A second wave of Covid-19 infections in China’s capital is threatening to depress the nation’s appetite for American oil just after a pick-up in purchases. Signs of weakening demand from the world’s largest oil consumer are now starting to weigh on export prices for American crude, according to industry participants. West Texas Intermediate oil for supply in August along the U.S. Gulf Coast is now trading at about 80 to 90 cents a barrel above Nymex futures, down from a nearly $1.15-a-barrel premium last week, they said.

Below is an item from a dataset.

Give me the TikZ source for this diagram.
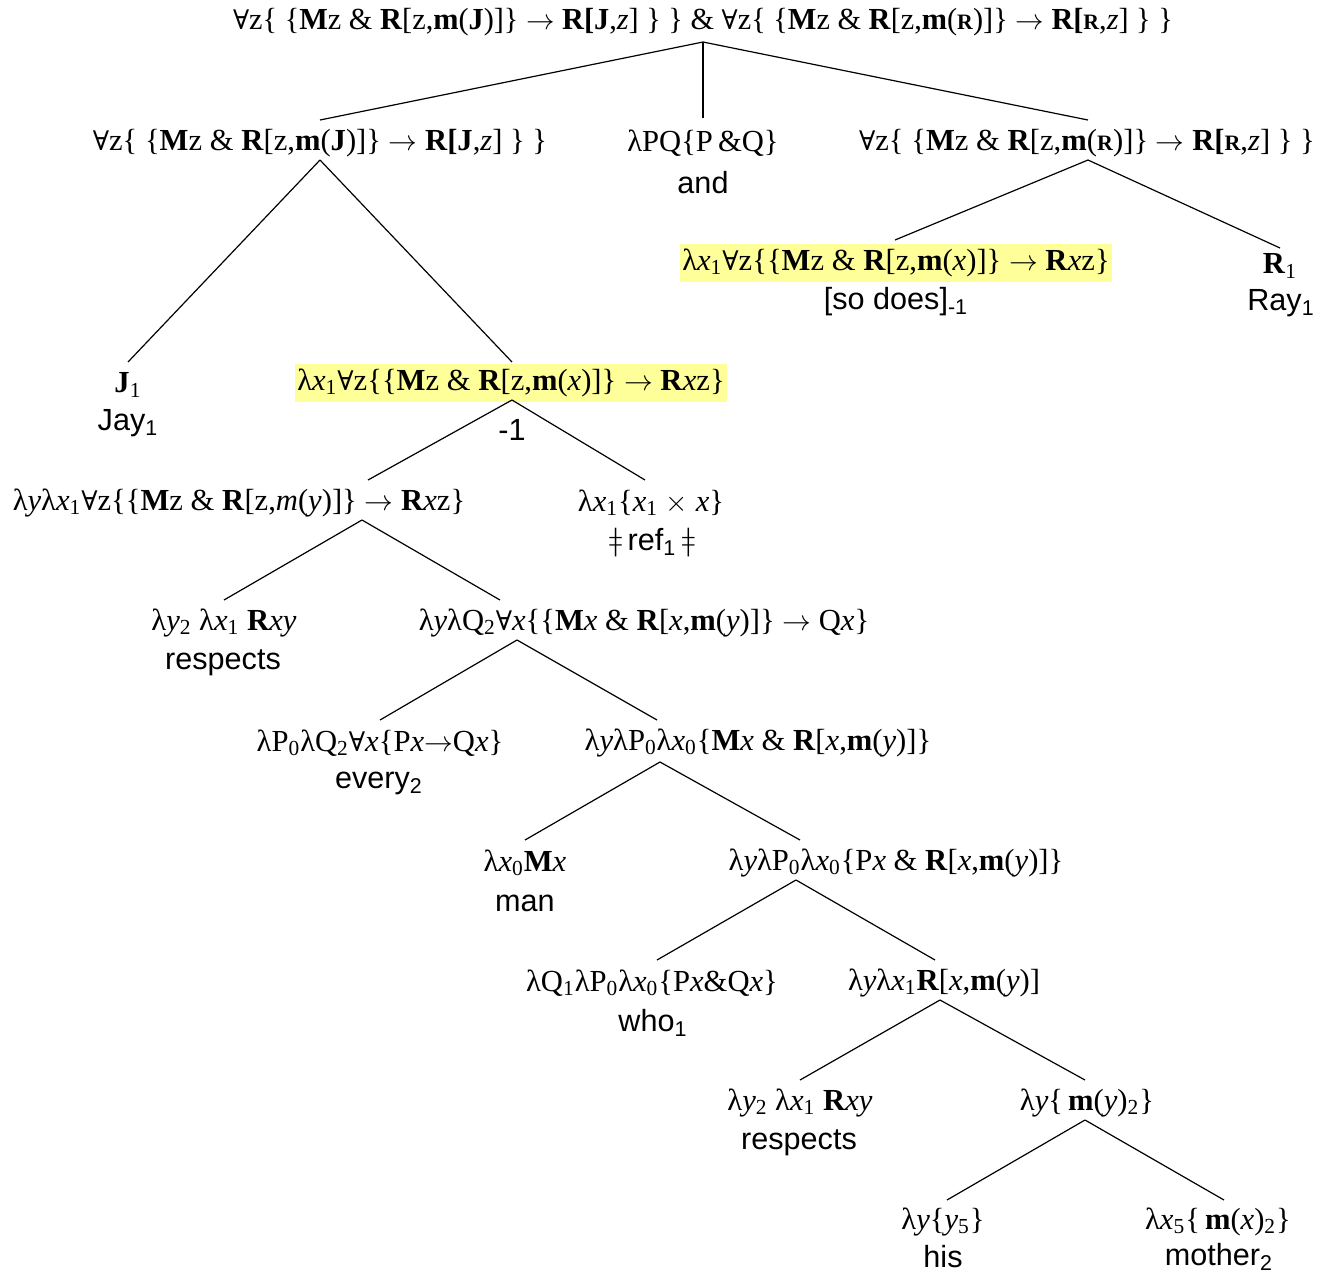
\documentclass[tikz,border=0pt]{standalone}
\usepackage{fontspec}
\setmainfont{Liberation Serif}
\newfontfamily\wordfont{Liberation Sans}
\newfontfamily\allfont{DejaVu Serif}
\newfontfamily\clickfont{DejaVu Sans ExtraLight}
\definecolor{hilite}{HTML}{FFFF99}
\newcommand{\lam}{λ}
\newcommand{\fa}{{\allfont\fontsize{13.5}{15}\selectfont ∀}}
\newcommand{\imp}{\ensuremath{\rightarrow}}
\newcommand{\sub}[1]{\textsubscript{#1}}
\newcommand{\bR}{\textbf{R}}
\newcommand{\bM}{\textbf{M}}
\newcommand{\bm}{\textbf{m}}
\newcommand{\ix}{\textit{x}}
\newcommand{\iy}{\textit{y}}
\newcommand{\smR}{\textbf{\fontsize{11}{12}\selectfont R}}
\tikzset{
  formula/.style={inner sep=0pt, font=\fontsize{15.3}{17}\selectfont},
  hl/.style={formula, fill=hilite, inner xsep=1pt, inner ysep=2.5pt},
  word/.style={inner sep=0pt, font=\wordfont\fontsize{15.3}{17}\selectfont},
  branch/.style={line width=0.6pt}
}
\begin{document}
\begin{tikzpicture}[x=0.5pt,y=-0.5pt]
\useasboundingbox (0,0) rectangle (1323,1276);

% root
\node[formula, xscale=0.99] (top) at (703,22) {\fa z\{ \{\bM z \& \bR[z,\bm(\textbf{J})]\} \imp{} \textbf{R[J},\textit{z}] \} \} \& \fa z\{ \{\bM z \& \bR[z,\bm(\smR)]\} \imp{} \textbf{R[}\smR,\textit{z}] \} \}};
\coordinate (top-b) at (703,42);

% second level
\node[formula] (lj) at (320,143) {\fa z\{ \{\bM z \& \bR[z,\bm(\textbf{J})]\} \imp{} \textbf{R[J},\textit{z}] \} \}};
\coordinate (lj-t) at (320,120);
\coordinate (lj-b) at (320,160);
\node[formula] (conj) at (703,143) {\lam PQ\{P\,\&Q\}};
\node[word] (conj-w) at (703,183) {and};
\coordinate (conj-t) at (703,118);
\node[formula] (rr) at (1087,143) {\fa z\{ \{\bM z \& \bR[z,\bm(\smR)]\} \imp{} \textbf{R[}\smR,\textit{z}] \} \}};
\coordinate (rr-t) at (1088,120);
\coordinate (rr-b) at (1088,160);

% under the right conjunct
\node[hl] (sodoes) at (896,263) {\lam\ix\sub{1}\fa z\{\{\bM z \& \bR[z,\bm(\ix)]\} \imp{} \bR\ix z\}};
\node[word] (sodoes-w) at (896,302) {[so does]\sub{-1}};
\coordinate (sodoes-t) at (895,240);
\node[formula] (ray) at (1280,266) {\bR\sub{1}};
\node[word] (ray-w) at (1281,303) {Ray\sub{1}};
\coordinate (ray-t) at (1280,248);

% under the left conjunct
\node[formula] (jay) at (128,385) {\textbf{J}\sub{1}};
\node[word] (jay-w) at (128,423) {Jay\sub{1}};
\coordinate (jay-t) at (128,362);
\node[hl] (vp) at (511,383) {\lam\ix\sub{1}\fa z\{\{\bM z \& \bR[z,\bm(\ix)]\} \imp{} \bR\ix z\}};
\coordinate (vp-t) at (512,362);
\coordinate (vp-b) at (512,400);
\node[word] (vp-lab) at (512,430) {-1};

\node[formula] (vpy) at (239,503) {\lam\iy\lam\ix\sub{1}\fa z\{\{\bM z \& \bR[z,\textit{m}(\iy)]\} \imp{} \bR\ix z\}};
\coordinate (vpy-t) at (368,480);
\coordinate (vpy-b) at (362,520);
\node[formula] (refl) at (651,503) {\lam\ix\sub{1}\{\ix\sub{1} \ensuremath{\times} \ix\}};
\node[word] (refl-w) at (652,543) {{\clickfont ǂ}\,ref\sub{1}\,{\clickfont ǂ}};
\coordinate (refl-t) at (645,480);

% respects + object
\node[formula] (resp1) at (224,623) {\lam\iy\sub{2} \lam\ix\sub{1} \bR\ix\iy};
\node[word] (resp1-w) at (223,663) {respects};
\coordinate (resp1-t) at (224,600);
\node[formula] (obj) at (644,623) {\lam\iy\lam Q\sub{2}\fa\ix\{\{\bM\ix{} \& \bR[\ix,\bm(\iy)]\} \imp{} Q\ix\}};
\coordinate (obj-t) at (500,600);
\coordinate (obj-b) at (517,640);

% every + restrictor
\node[formula] (every) at (380,743) {\lam P\sub{0}\lam Q\sub{2}\fa\ix\{P\ix\imp Q\ix\}};
\node[word] (every-w) at (379,783) {every\sub{2}};
\coordinate (every-t) at (380,720);
\node[formula] (nbar) at (758,743) {\lam\iy\lam P\sub{0}\lam\ix\sub{0}\{\bM\ix{} \& \bR[\ix,\bm(\iy)]\}};
\coordinate (nbar-t) at (657,720);
\coordinate (nbar-b) at (660,762);

% man + relative clause
\node[formula] (man) at (525,863) {\lam\ix\sub{0}\bM\ix};
\node[word] (man-w) at (525,903) {man};
\coordinate (man-t) at (525,840);
\node[formula] (rel) at (896,863) {\lam\iy\lam P\sub{0}\lam\ix\sub{0}\{P\ix{} \& \bR[\ix,\bm(\iy)]\}};
\coordinate (rel-t) at (800,840);
\coordinate (rel-b) at (796,880);

% who + clause
\node[formula] (who) at (652,983) {\lam Q\sub{1}\lam P\sub{0}\lam\ix\sub{0}\{P\ix\&Q\ix\}};
\node[word] (who-w) at (653,1023) {who\sub{1}};
\coordinate (who-t) at (657,960);
\node[formula] (cl) at (944,983) {\lam\iy\lam\ix\sub{1}\bR[\ix,\bm(\iy)]};
\coordinate (cl-t) at (935,960);
\coordinate (cl-b) at (940,1000);

% respects + his mother
\node[formula] (resp2) at (800,1103) {\lam\iy\sub{2} \lam\ix\sub{1} \bR\ix\iy};
\node[word] (resp2-w) at (799,1143) {respects};
\coordinate (resp2-t) at (800,1080);
\node[formula] (dp) at (1087,1103) {\lam\iy\{\,\bm(\iy)\sub{2}\}};
\coordinate (dp-t) at (1085,1080);
\coordinate (dp-b) at (1085,1120);

\node[formula] (his) at (943,1222) {\lam\iy\{\iy\sub{5}\}};
\node[word] (his-w) at (943,1257) {his};
\coordinate (his-t) at (947,1200);
\node[formula] (mother) at (1218,1222) {\lam\ix\sub{5}\{\,\bm(\ix)\sub{2}\}};
\node[word] (mother-w) at (1219,1257) {mother\sub{2}};
\coordinate (mother-t) at (1224,1200);

% branches
\draw[branch] (top-b) -- (lj-t);
\draw[branch] (top-b) -- (conj-t);
\draw[branch] (top-b) -- (rr-t);
\draw[branch] (rr-b) -- (sodoes-t);
\draw[branch] (rr-b) -- (ray-t);
\draw[branch] (lj-b) -- (jay-t);
\draw[branch] (lj-b) -- (vp-t);
\draw[branch] (vp-b) -- (vpy-t);
\draw[branch] (vp-b) -- (refl-t);
\draw[branch] (vpy-b) -- (resp1-t);
\draw[branch] (vpy-b) -- (obj-t);
\draw[branch] (obj-b) -- (every-t);
\draw[branch] (obj-b) -- (nbar-t);
\draw[branch] (nbar-b) -- (man-t);
\draw[branch] (nbar-b) -- (rel-t);
\draw[branch] (rel-b) -- (who-t);
\draw[branch] (rel-b) -- (cl-t);
\draw[branch] (cl-b) -- (resp2-t);
\draw[branch] (cl-b) -- (dp-t);
\draw[branch] (dp-b) -- (his-t);
\draw[branch] (dp-b) -- (mother-t);
\end{tikzpicture}
\end{document}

Before the renewed outbreak in Beijing that has now spread to neighboring provinces, buyers in China were snapping up cheap U.S. oil with crude processing at local refineries climbing even higher last month than before the pandemic began. But shipments may take a hit over the next few months after record purchases in May crushed port infrastructure, another signal of limited interest in U.S. crude and weaker pricing to come.

China Slowing

Hit by Covid-19, Asian nation had slowed its U.S oil intake until May

Source: Census Bureau; May and June preliminary MTD data from Bloomberg ship tracking

Note: May and June volumes mainly from U.S. Gulf, could include some Canadian crude flows

Purchases of about 23 million barrels of American crude oil for loading in May were sent to domestic refineries and only 12 million barrels are en route to China this month, data compiled by Bloomberg show.